Charles Ellicott Commentary Jeremiah 2:25

Charles Ellicott Commentary

Jeremiah 2:25

1819–1905
Anglican
Charles Ellicott
Charles Ellicott

Charles Ellicott Commentary

Jeremiah 2:25

1819–1905
Anglican
SCRIPTURE

"Withhold thy foot from being unshod, and thy throat from thirst: but thou saidst, It is in vain; no, for I have loved strangers, and after them will I go." — Jeremiah 2:25 (ASV)

Withhold your foot. — From the brute types of passion, the prophet passes to the human. Here he has Hosea as giving a prototype (Hosea 2:5, 7), perhaps also Isaiah (Isaiah 23:15–16). The picture may well have been drawn from life, but the one sketched in Proverbs 7:10-23 may well have supplied the outline.

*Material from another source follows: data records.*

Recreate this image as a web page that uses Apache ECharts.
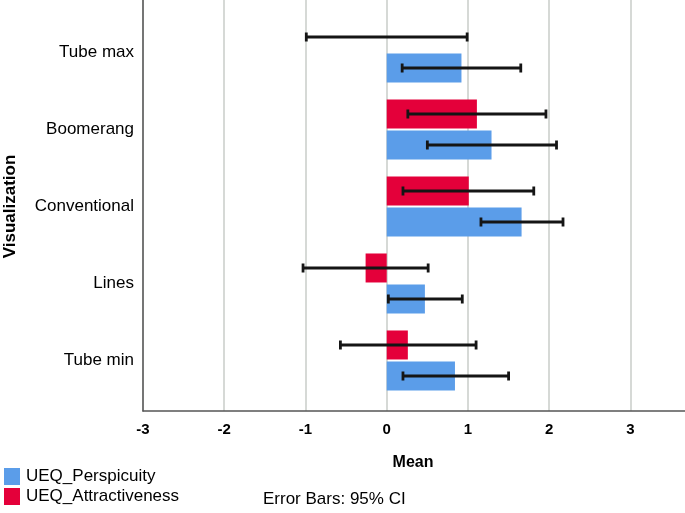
<!DOCTYPE html>
<html>
<head>
<meta charset="utf-8">
<script src="https://cdn.jsdelivr.net/npm/echarts@6/dist/echarts.min.js"></script>
<style>
html,body{margin:0;padding:0;background:#fff;}
#chart{width:685px;height:513px;}
</style>
</head>
<body>
<div id="chart"></div>
<script>
const categories = ['Tube max', 'Boomerang', 'Conventional', 'Lines', 'Tube min'];
const xTicks = [-3, -2, -1, 0, 1, 2, 3];
const attrMean = [0, 1.11, 1.01, -0.26, 0.26];
const attrLow = [-0.99, 0.26, 0.20, -1.03, -0.57];
const attrHigh = [0.99, 1.96, 1.81, 0.51, 1.10];
const perspMean = [0.92, 1.29, 1.66, 0.47, 0.84];
const perspLow = [0.19, 0.50, 1.16, 0.02, 0.20];
const perspHigh = [1.65, 2.09, 2.17, 0.93, 1.50];

const FONT = '"Liberation Sans", Arial, sans-serif';
const RED = '#e4003a';
const BLUE = '#5b9de9';

function errItems(lo, hi) {
  return categories.map((c, i) => [i, lo[i], hi[i]]);
}
function makeErr(offset) {
  return function (params, api) {
    const cat = api.value(0);
    const p1 = api.coord([api.value(1), cat]);
    const p2 = api.coord([api.value(2), cat]);
    const y = p1[1] + offset;
    const st = { stroke: '#151515', lineWidth: 2.8 };
    return {
      type: 'group',
      children: [
        { type: 'line', shape: { x1: p1[0], y1: y, x2: p2[0], y2: y }, style: st },
        { type: 'line', shape: { x1: p1[0], y1: y - 4.5, x2: p1[0], y2: y + 4.5 }, style: st },
        { type: 'line', shape: { x1: p2[0], y1: y - 4.5, x2: p2[0], y2: y + 4.5 }, style: st }
      ]
    };
  };
}

const chart = echarts.init(document.getElementById('chart'));
chart.setOption({
  animation: false,
  backgroundColor: '#fff',
  textStyle: { fontFamily: FONT },
  grid: [
    { left: 143, right: -8, top: 0, height: 411, containLabel: false, outerBoundsMode: 'none' },
    { left: 143, right: -8, top: 14, height: 385, containLabel: false, outerBoundsMode: 'none' }
  ],
  xAxis: [
    {
      gridIndex: 0, type: 'value', min: -3, max: 3.77, interval: 1,
      name: 'Mean', nameLocation: 'middle', nameGap: 44,
      nameTextStyle: { fontFamily: FONT, fontWeight: 'bold', fontSize: 16, color: '#000', padding: [0, 10, 0, 0] },
      axisLine: { show: true, onZero: false, lineStyle: { color: '#555', width: 1.5 } },
      axisTick: { show: false },
      axisLabel: { fontFamily: FONT, fontWeight: 'bold', fontSize: 15, color: '#000', margin: 11, showMaxLabel: false,
        formatter: v => (xTicks.indexOf(v) >= 0 ? String(v) : '') },
      splitLine: { show: true, lineStyle: { color: '#c9cdc9', width: 1.5 } }
    },
    {
      gridIndex: 1, type: 'value', min: -3, max: 3.77, interval: 1,
      show: false, splitLine: { show: false }
    }
  ],
  yAxis: [
    {
      gridIndex: 0, type: 'value', min: 0, max: 1,
      axisLine: { show: true, onZero: false, lineStyle: { color: '#555', width: 1.5 } },
      axisTick: { show: false }, axisLabel: { show: false }, splitLine: { show: false }
    },
    {
      gridIndex: 1, type: 'category', data: categories, inverse: true,
      name: 'Visualization', nameLocation: 'middle', nameGap: 124, nameRotate: 90,
      nameTextStyle: { fontFamily: FONT, fontWeight: 'bold', fontSize: 17, color: '#000' },
      axisLine: { show: false, onZero: false }, axisTick: { show: false },
      axisLabel: { fontFamily: FONT, fontSize: 17, color: '#000', margin: 9 },
      splitLine: { show: false }
    }
  ],
  legend: {
    orient: 'vertical', left: 4, top: 468, height: 45, padding: 0,
    itemWidth: 16, itemHeight: 17, itemGap: 3,
    icon: 'rect', data: ['UEQ_Perspicuity', 'UEQ_Attractiveness'],
    textStyle: { fontFamily: FONT, fontSize: 17, lineHeight: 17, color: '#000', padding: [0, 0, 0, 1] }
  },
  graphic: [
    { type: 'text', left: 263, top: 491, style: { text: 'Error Bars: 95% CI', font: '17px ' + FONT, fill: '#000' } }
  ],
  series: [
    {
      name: 'UEQ_Attractiveness', type: 'bar', xAxisIndex: 1, yAxisIndex: 1,
      data: attrMean, barWidth: 29, barGap: '7%', itemStyle: { color: RED }
    },
    {
      name: 'UEQ_Perspicuity', type: 'bar', xAxisIndex: 1, yAxisIndex: 1,
      data: perspMean, barWidth: 29, barGap: '7%', itemStyle: { color: BLUE }
    },
    {
      type: 'custom', xAxisIndex: 1, yAxisIndex: 1, renderItem: makeErr(-15.5),
      data: errItems(attrLow, attrHigh), encode: { x: [1, 2], y: 0 }, z: 5
    },
    {
      type: 'custom', xAxisIndex: 1, yAxisIndex: 1, renderItem: makeErr(15.5),
      data: errItems(perspLow, perspHigh), encode: { x: [1, 2], y: 0 }, z: 5
    }
  ]
});
</script>
</body>
</html>
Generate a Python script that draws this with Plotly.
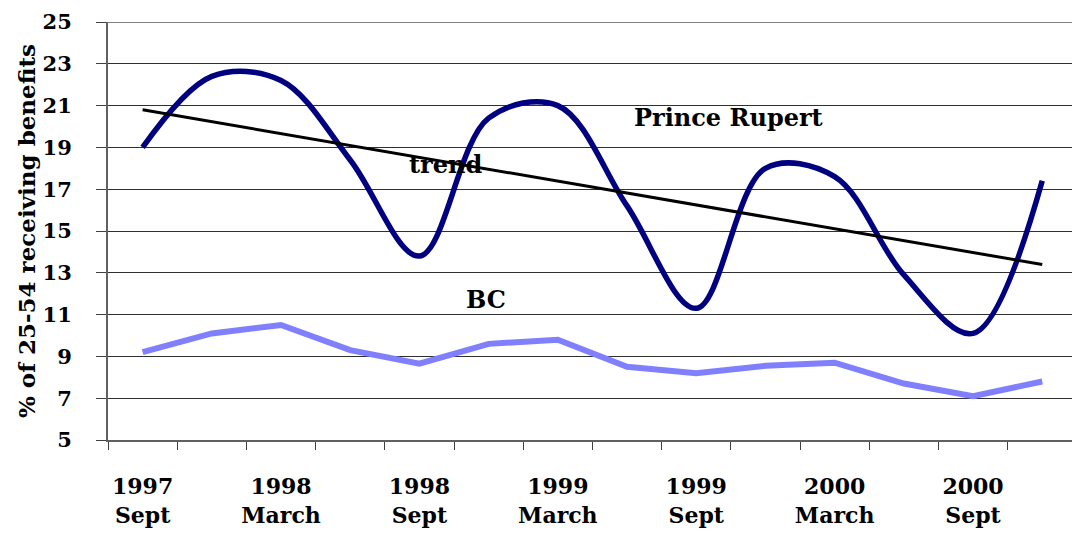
import plotly.graph_objects as go

# quarterly observations, Sept 1997 - Dec 2000
quarters = ["1997<br>Sept", "1997<br>Dec", "1998<br>March", "1998<br>June",
            "1998<br>Sept", "1998<br>Dec", "1999<br>March", "1999<br>June",
            "1999<br>Sept", "1999<br>Dec", "2000<br>March", "2000<br>June",
            "2000<br>Sept", "2000<br>Dec"]
prince_rupert = [19.0, 22.4, 22.2, 18.4, 13.8, 20.4, 21.0, 16.2, 11.3, 18.0, 17.6, 12.9, 10.1, 17.4]
bc = [9.2, 10.1, 10.5, 9.3, 8.65, 9.6, 9.8, 8.5, 8.2, 8.55, 8.7, 7.7, 7.1, 7.8]
trend_ends = [20.8, 13.4]

x = list(range(len(quarters)))
FONT = "DejaVu Serif"

fig = go.Figure()
fig.add_trace(go.Scatter(x=x, y=bc, mode="lines", line=dict(color="#8080ff", width=6), name="BC"))
fig.add_trace(go.Scatter(x=x, y=prince_rupert, mode="lines",
                         line=dict(color="#000080", width=5.5, shape="spline", smoothing=1),
                         name="Prince Rupert"))
fig.add_trace(go.Scatter(x=[x[0], x[-1]], y=trend_ends, mode="lines",
                         line=dict(color="black", width=3), name="trend"))

label_font = dict(family=FONT, size=24, color="black", weight="bold")
fig.add_annotation(x=8.46, y=20.45, text="Prince Rupert", showarrow=False, font=label_font)
fig.add_annotation(x=4.37, y=18.2, text="trend", showarrow=False, font=label_font)
fig.add_annotation(x=4.96, y=11.7, text="BC", showarrow=False, font=label_font)

# y axis title
fig.add_annotation(xref="paper", yref="paper", x=-0.085, y=0.5, xanchor="center", yanchor="middle",
                   text="% of 25-54 receiving benefits", textangle=-90, showarrow=False,
                   font=dict(family=FONT, size=23, color="black", weight="bold"))

fig.update_layout(
    width=1072, height=536,
    margin=dict(l=108, r=0, t=22, b=96),
    paper_bgcolor="white", plot_bgcolor="white",
    showlegend=False,
    font=dict(family=FONT, size=22, color="black", weight="bold"),
)
fig.update_xaxes(
    range=[-0.5, 13.43], tickvals=x[::2], ticktext=quarters[::2],
    ticks="", ticklabelstandoff=26, showgrid=False, zeroline=False, automargin=False,
    tickfont=dict(family=FONT, size=22, weight="bold"),
    showline=True, linecolor="#606060", linewidth=2,
    minor=dict(tickvals=[i - 0.5 for i in range(len(quarters) + 1)],
               ticks="outside", ticklen=8, tickcolor="#404040", tickwidth=1, showgrid=False),
)
fig.update_yaxes(
    range=[5, 25], tick0=5, dtick=2, ticks="outside", ticklen=10, tickcolor="#404040",
    showgrid=True, gridcolor="#303030", gridwidth=1, zeroline=False, automargin=False,
    showline=True, linecolor="#606060", linewidth=2,
    ticklabelstandoff=20, tickfont=dict(family=FONT, size=21, weight="bold"),
)
# gray top border of plot area
fig.add_shape(type="line", xref="paper", yref="y", x0=0, x1=1, y0=25, y1=25,
              line=dict(color="#808080", width=2))

# drop the default page margin so the figure fills the window exactly
fig.write_html("out.html", config={"displayModeBar": False},
               post_script="document.body.style.margin='0';document.body.style.overflow='hidden';")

Jehovah, as her true husband, bids the apostate wife to refrain out of shame from acting as the harlot—rushing barefoot into the streets, panting, as with a thirst that craves to be quenched, for the gratification of her desires. The “unshod” may possibly refer to one feature of the worship of Baal or Ashtaroth: men and women taking off their shoes when they entered into their temples, as being holy ground (Exodus 3:5), and joining in orgiastic dances.

You said, There is no hope: no. — Here we also find a parallel to the thought and language of Hosea. There, the one effectual remedy for the evil into which the apostate wife had fallen was to speak to her heart and to open the door of hope (Hosea 2:14–15). Now the malignity of the evil is shown by the loss of all hope of recovery in returning to Jehovah:—

“Small sins the heart first desecrate,
At last despair persuades to great.”

Like Gomer, she will go after her “lovers,” though they are “strangers,” as if they were her only protectors. It would seem from the recurrence of the phrase in Jeremiah 18:12 that it was the formula of a despairing fatalism, like the proverb of the fathers eating sour grapes (Jeremiah 31:29–30; Ezekiel 18:2).